### DATA LINES
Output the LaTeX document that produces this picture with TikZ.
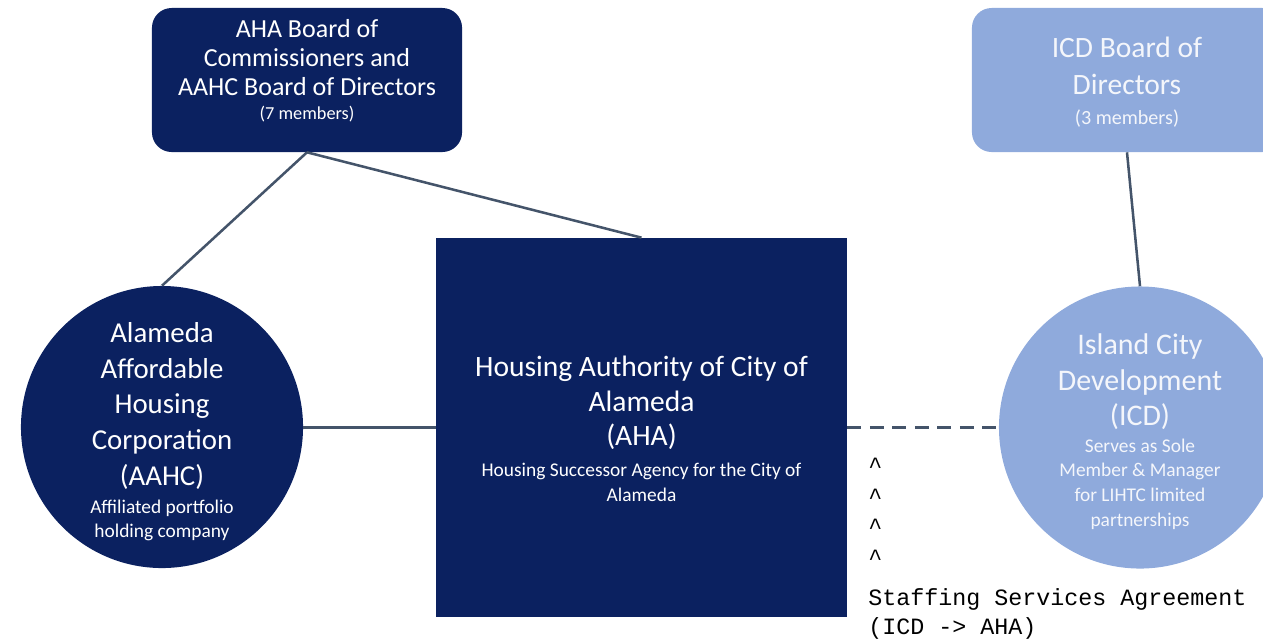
\documentclass[tikz,border=0pt]{standalone}
\usepackage{fontspec}
\setmainfont{Carlito}
\newfontfamily\typewriter{Liberation Mono}

\definecolor{ahanavy}{HTML}{0B2160}
\definecolor{icdblue}{HTML}{8FAADC}
\definecolor{linkgrey}{HTML}{44546A}
\definecolor{icdtext}{HTML}{F4F6FB}

\newcommand{\orgsmall}{\fontsize{13.8}{17.5}\selectfont}

\begin{document}
\begin{tikzpicture}[x=0.025cm,y=-0.025cm,
    boardbox/.style={rounded corners=14pt,minimum width=7.75cm,minimum height=3.6cm},
    orgcircle/.style={circle,minimum size=7.05cm,inner sep=0pt},
    orgtext/.style={align=center,inner sep=0pt},
    link/.style={linkgrey,line width=1.8pt},
    agreement/.style={anchor=base west,inner sep=0pt,font=\typewriter\fontsize{16.6}{20.5}\selectfont}]
  \clip (0,0) rectangle (1263,641);

  % boards
  \node[boardbox,fill=ahanavy] (ahaboard) at (307,80) {};
  \node[orgtext,text=white,font=\fontsize{18.5}{20.5}\selectfont] (ahaboardtxt) at ([yshift=6.7pt]ahaboard.center)
    {AHA Board of\\Commissioners and\\AAHC Board of Directors\\[-3.5pt]{\fontsize{13}{16}\selectfont (7 members)}};
  \node[boardbox,fill=icdblue] (icdboard) at (1127,80) {};
  \node[orgtext,text=icdtext,font=\fontsize{21}{26}\selectfont] (icdboardtxt) at ([yshift=-1.5pt]icdboard.center)
    {ICD Board of\\Directors\\[-5pt]{\fontsize{14.3}{18}\selectfont (3 members)}};

  % entities
  \node[orgcircle,fill=ahanavy] (aahc) at (162,427) {};
  \node[orgtext,text=white,font=\fontsize{20.5}{25.5}\selectfont] (aahctxt) at ([yshift=-3.2pt]aahc.center)
    {Alameda\\Affordable\\Housing\\Corporation\\(AAHC)\\[-5.6pt]
     \orgsmall Affiliated portfolio\\[-8.5pt]\orgsmall holding company};
  \node[fill=ahanavy,minimum width=10.275cm,minimum height=9.475cm] (aha) at (641.5,427.5) {};
  \node[orgtext,text=white,font=\fontsize{21}{24.8}\selectfont] (ahatxt) at ([yshift=-0.7pt]aha.center)
    {Housing Authority of City of\\Alameda\\(AHA)\\[-3.4pt]
     \orgsmall Housing Successor Agency for the City of\\[-7pt]\orgsmall Alameda};
  \node[orgcircle,fill=icdblue] (icd) at (1140,427.5) {};
  \node[orgtext,text=icdtext,font=\fontsize{21.3}{25.5}\selectfont] (icdtxt) at ([yshift=-2.7pt]icd.center)
    {Island City\\Development\\(ICD)\\[-6.8pt]
     \orgsmall Serves as Sole\\[-8pt]\orgsmall Member \& Manager\\[-8pt]
     \orgsmall for LIHTC limited\\[-8pt]\orgsmall partnerships};

  % links
  \draw[link] (ahaboard.south) -- (aahc.north);
  \draw[link] (ahaboard.south) -- (aha.north);
  \draw[link] (aahc.east |- aha.west) -- (aha.west);
  \draw[link,dash pattern=on 10pt off 6pt] (aha.east) -- (icd.west);
  \draw[link] (icdboard.south) -- (icd.north);

  % staffing note
  \foreach \i/\y in {1/473,2/504,3/534,4/565}
    \node[agreement] (caret\i) at (868,\y) {\^{}};
  \node[agreement] (staffing) at (868,605) {Staffing Services Agreement};
  \node[agreement] (staffingdir) at (868,634) {(ICD -> AHA)};
\end{tikzpicture}
\end{document}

### WHAT IS EXPECTED
Using the data above, print every line exactly, omitting pictures.

### RESPONSE TO THIS TASK
Output the LaTeX document that produces this picture with TikZ.
\documentclass[tikz,border=0pt]{standalone}
\usepackage{fontspec}
\setmainfont{Carlito}
\newfontfamily\typewriter{Liberation Mono}

\definecolor{ahanavy}{HTML}{0B2160}
\definecolor{icdblue}{HTML}{8FAADC}
\definecolor{linkgrey}{HTML}{44546A}
\definecolor{icdtext}{HTML}{F4F6FB}

\newcommand{\orgsmall}{\fontsize{13.8}{17.5}\selectfont}

\begin{document}
\begin{tikzpicture}[x=0.025cm,y=-0.025cm,
    boardbox/.style={rounded corners=14pt,minimum width=7.75cm,minimum height=3.6cm},
    orgcircle/.style={circle,minimum size=7.05cm,inner sep=0pt},
    orgtext/.style={align=center,inner sep=0pt},
    link/.style={linkgrey,line width=1.8pt},
    agreement/.style={anchor=base west,inner sep=0pt,font=\typewriter\fontsize{16.6}{20.5}\selectfont}]
  \clip (0,0) rectangle (1263,641);

  % boards
  \node[boardbox,fill=ahanavy] (ahaboard) at (307,80) {};
  \node[orgtext,text=white,font=\fontsize{18.5}{20.5}\selectfont] (ahaboardtxt) at ([yshift=6.7pt]ahaboard.center)
    {AHA Board of\\Commissioners and\\AAHC Board of Directors\\[-3.5pt]{\fontsize{13}{16}\selectfont (7 members)}};
  \node[boardbox,fill=icdblue] (icdboard) at (1127,80) {};
  \node[orgtext,text=icdtext,font=\fontsize{21}{26}\selectfont] (icdboardtxt) at ([yshift=-1.5pt]icdboard.center)
    {ICD Board of\\Directors\\[-5pt]{\fontsize{14.3}{18}\selectfont (3 members)}};

  % entities
  \node[orgcircle,fill=ahanavy] (aahc) at (162,427) {};
  \node[orgtext,text=white,font=\fontsize{20.5}{25.5}\selectfont] (aahctxt) at ([yshift=-3.2pt]aahc.center)
    {Alameda\\Affordable\\Housing\\Corporation\\(AAHC)\\[-5.6pt]
     \orgsmall Affiliated portfolio\\[-8.5pt]\orgsmall holding company};
  \node[fill=ahanavy,minimum width=10.275cm,minimum height=9.475cm] (aha) at (641.5,427.5) {};
  \node[orgtext,text=white,font=\fontsize{21}{24.8}\selectfont] (ahatxt) at ([yshift=-0.7pt]aha.center)
    {Housing Authority of City of\\Alameda\\(AHA)\\[-3.4pt]
     \orgsmall Housing Successor Agency for the City of\\[-7pt]\orgsmall Alameda};
  \node[orgcircle,fill=icdblue] (icd) at (1140,427.5) {};
  \node[orgtext,text=icdtext,font=\fontsize{21.3}{25.5}\selectfont] (icdtxt) at ([yshift=-2.7pt]icd.center)
    {Island City\\Development\\(ICD)\\[-6.8pt]
     \orgsmall Serves as Sole\\[-8pt]\orgsmall Member \& Manager\\[-8pt]
     \orgsmall for LIHTC limited\\[-8pt]\orgsmall partnerships};

  % links
  \draw[link] (ahaboard.south) -- (aahc.north);
  \draw[link] (ahaboard.south) -- (aha.north);
  \draw[link] (aahc.east |- aha.west) -- (aha.west);
  \draw[link,dash pattern=on 10pt off 6pt] (aha.east) -- (icd.west);
  \draw[link] (icdboard.south) -- (icd.north);

  % staffing note
  \foreach \i/\y in {1/473,2/504,3/534,4/565}
    \node[agreement] (caret\i) at (868,\y) {\^{}};
  \node[agreement] (staffing) at (868,605) {Staffing Services Agreement};
  \node[agreement] (staffingdir) at (868,634) {(ICD -> AHA)};
\end{tikzpicture}
\end{document}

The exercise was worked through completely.